System liquidity improved significantly on Wednesday following an ₦854.46 billion Open Market Operation (OMO) maturity, easing pressure on the Nigerian money market and driving a sharp decline in interbank rates.

According to data from the Central Bank of Nigeria (CBN), the financial system opened with a deficit of about ₦95 billion. However, the OMO inflow helped reduce the funding strain, even as banks continued to access the CBN’s standing lending facility to cover short-term obligations.

Interbank lending rates dropped across major maturities. The overnight rate fell by 2.96 per cent, while the 1-month, 3-month, and 6-month tenors declined by 1.25 per cent, 1.28 per cent, and 1.01 per cent, respectively, Cowry Asset Management Limited reported.

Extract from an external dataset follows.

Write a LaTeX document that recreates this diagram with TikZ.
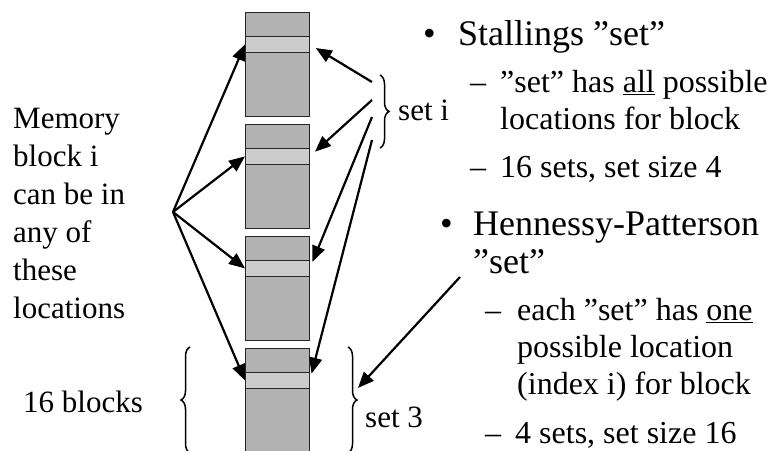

In the broader money market, rates showed a mixed trend. The Open Repo Rate (OPR) declined by 30 basis points to 32.10 per cent, while the overnight lending rate ticked up by 30 basis points to 32.40 per cent.

Treasury yields were also pressured lower. The Nigerian Interbank Treasury Bills True Yield curve dropped across most maturities, though secondary market sell-offs lifted the average yield slightly by 13 basis points to 18.12 per cent.

Analysts at AIICO Capital Limited noted that liquidity conditions are expected to remain broadly stable in the near term, with no major funding flows anticipated following the midweek OMO maturity.